According to Bloomberg’s oil strategist Julian Lee, Russia’s flagship Urals crude oil traded at a massive discount of $33.28, or about 40% to the international Brent crude oil. In contrast, a year ago, Urals traded at a much smaller discount of $2.85 to Brent. Urals is the main blend exported by Russia. The result: Moscow is beginning to feel the heat of its war in Ukraine, and could be losing ~$4 billion a month in energy revenues as per Bloomberg’s calculations.
Washington is, however, not losing sleep over it. “If Russian oil is going to be selling at bargain prices and we’re happy to have India get that bargain or Africa or China. It’s fine,” US Treasury Secretary Janet Yellen previously told Reuters.
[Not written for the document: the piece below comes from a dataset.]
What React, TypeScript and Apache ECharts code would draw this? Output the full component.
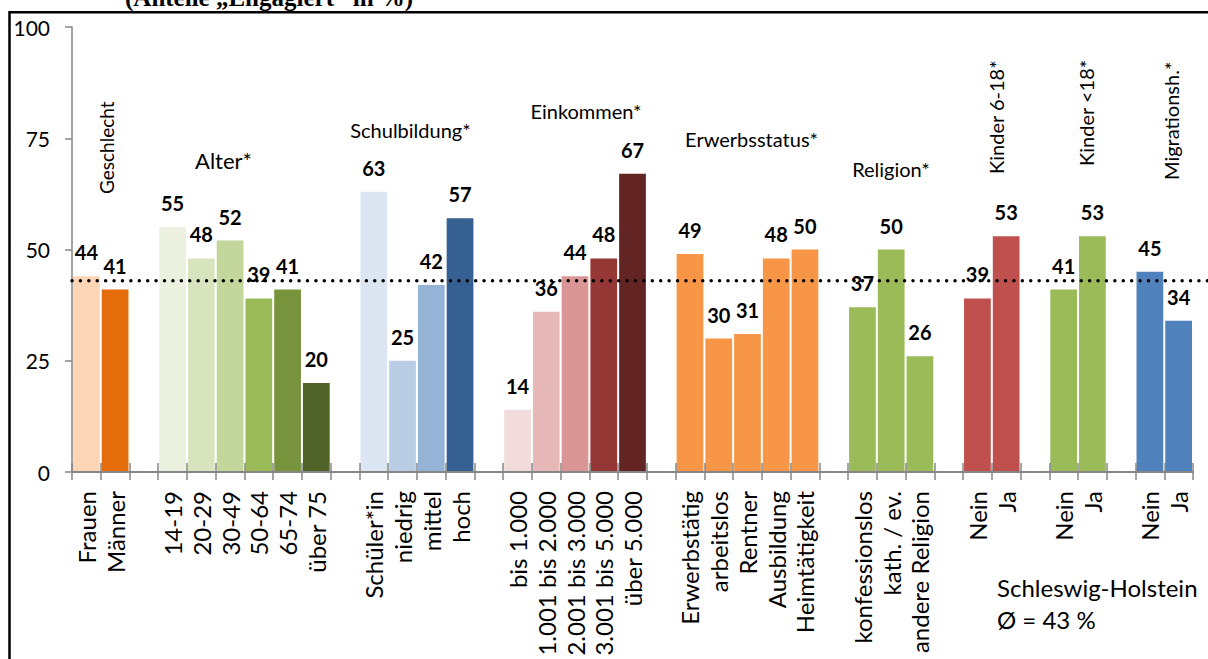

China, India and Turkey are the three key swing consumers of Russian crude. It’s quite likely that the three will continue importing more crude from Russia after the EU and G7 countries introduced a $60 per barrel price cap on Russian crude.
The Wall Street Journal has reported that Russian crude exports might have fallen by as much as 50% since the launch of the price cap and additional sanctions.